Jeffrey Wright (‘Westworld’) could win Emmy bookend to ‘Angels in America’ for playing fan-fave Bernard

In HBO’s critically acclaimed science-fiction series “Westworld,” Jeffrey Wright gives the most heartfelt and layered performance of his career thus far as Bernard Lowe, head programmer at the western-themed park who is more than he initially seems. Wright is already an Emmy favorite, having claimed the supporting trophy for the miniseries “Angels in America” (2004), which was also an HBO program. Will he now win an Emmy bookend?

So far for “Westworld,” Wright has earned a nomination as part of the show’s ensemble at the SAG Awards, though he and even Critics’ Choice Award winner Evan Rachel Wood missed out on individual SAG bids. However, since the SAG TV categories combine lead and supporting actors and have just five nominees instead of six like with the Emmys, Wright shouldn’t be too worried about his snub there.

During the first season of “Westworld,” Wright’s character has an incredible arc that could woo Emmy voters who appreciate believable and emotional character development.
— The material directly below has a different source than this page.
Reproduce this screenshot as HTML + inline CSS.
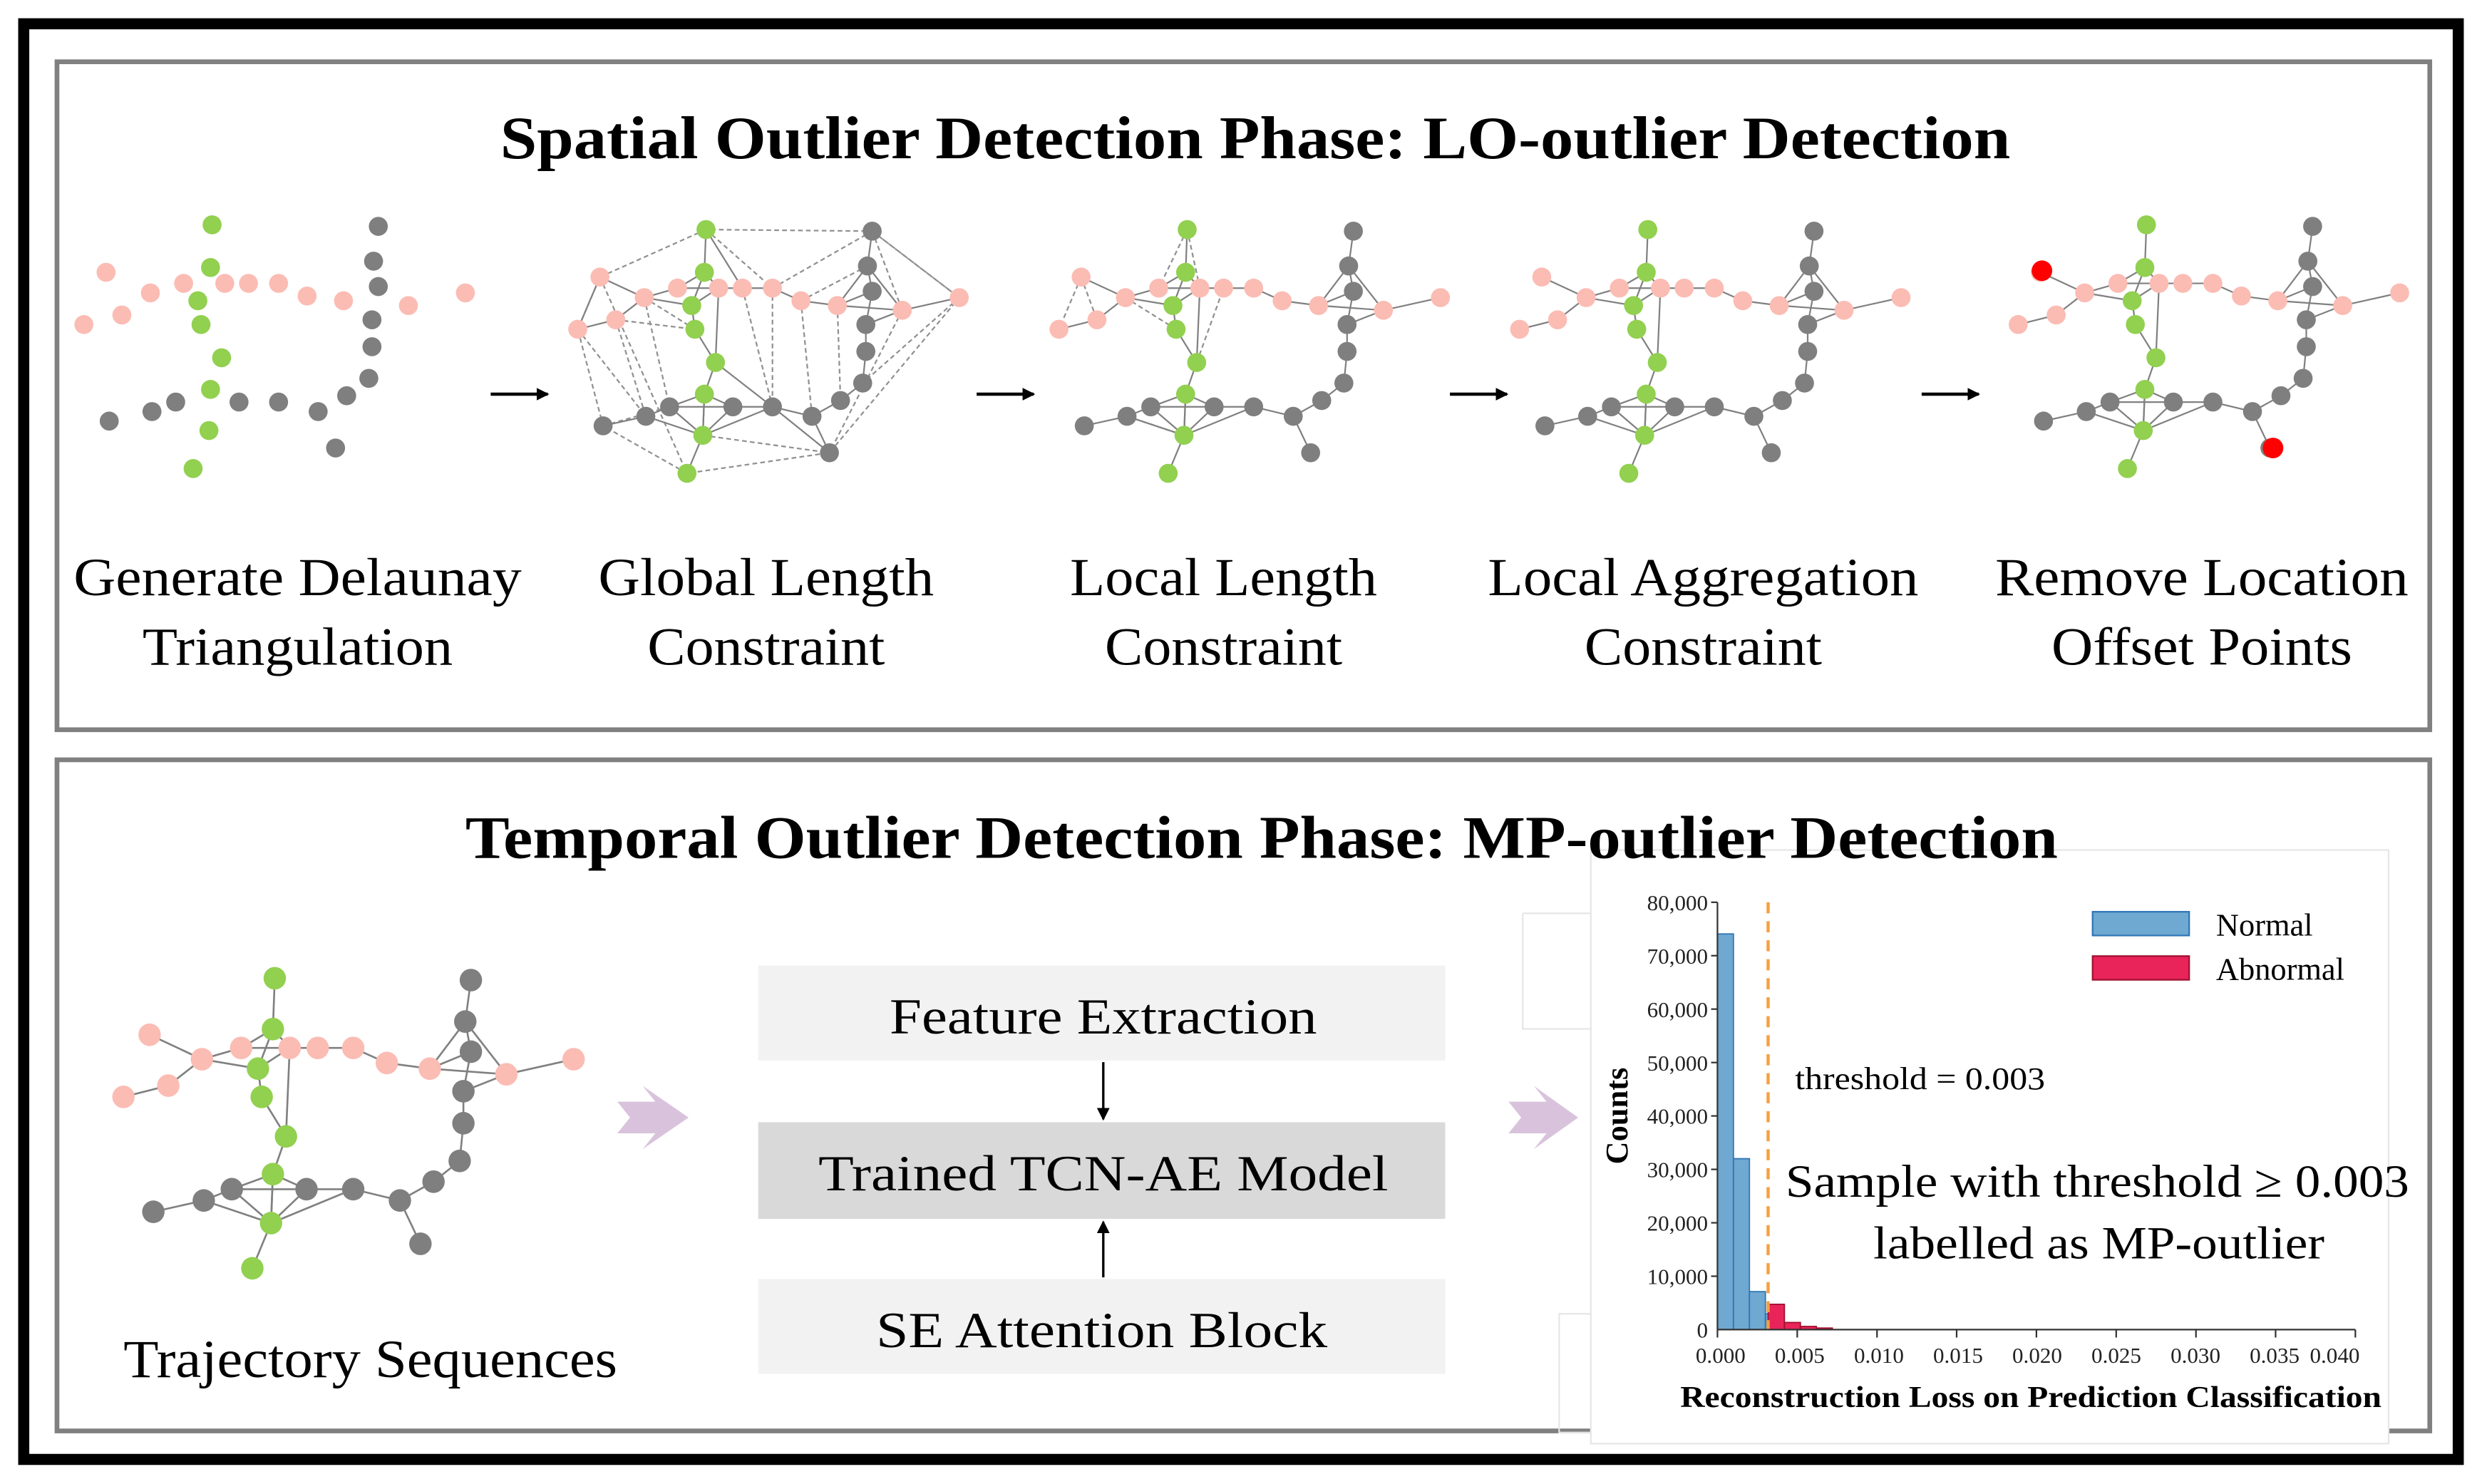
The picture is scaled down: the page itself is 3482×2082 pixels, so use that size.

At the end of the show’s seventh episode “Trompe L’Oeil,” it is revealed that his character is not actually human, but an artificially intelligent “host” just like Wood’s Dolores, Thandie Newton‘s Maeve, and all the other robots at the theme park.

More devastatingly, it is revealed that his memories of his son are completely fabricated, and in the penultimate episode “The Well-Tempered Clavier,” he finds out his true nature once again after the sinister founder of “Westworld,” Dr. Robert Ford (Anthony Hopkins), wipes his memory of the revelation. Bernard is shocked to discover not only that the false memory of his son is actually the “cornerstone” around which his entire personality his entwined, but that he was made in the image of Dr. Ford’s deceased partner from the early development of the park, Arnold Weber.

Due to “Westworld’s” overall popularity, Wright could easily earn a nom as Best Drama Supporting Actor category at the Emmys, as could his co-star Ed Harris. The crowded field is filled with an inordinate amount of performances from other beloved shows, such as John Lithgow and Jared Harris (“The Crown”), Michael McKean and Jonathan Banks (“Better Call Saul”), Michael Kelly (“House of Cards”), Ron Cephas Jones (“This Is Us”), Jon Voight (“Ray Donovan”) and David Harbour (“Stranger Things”). How will the Emmys choose?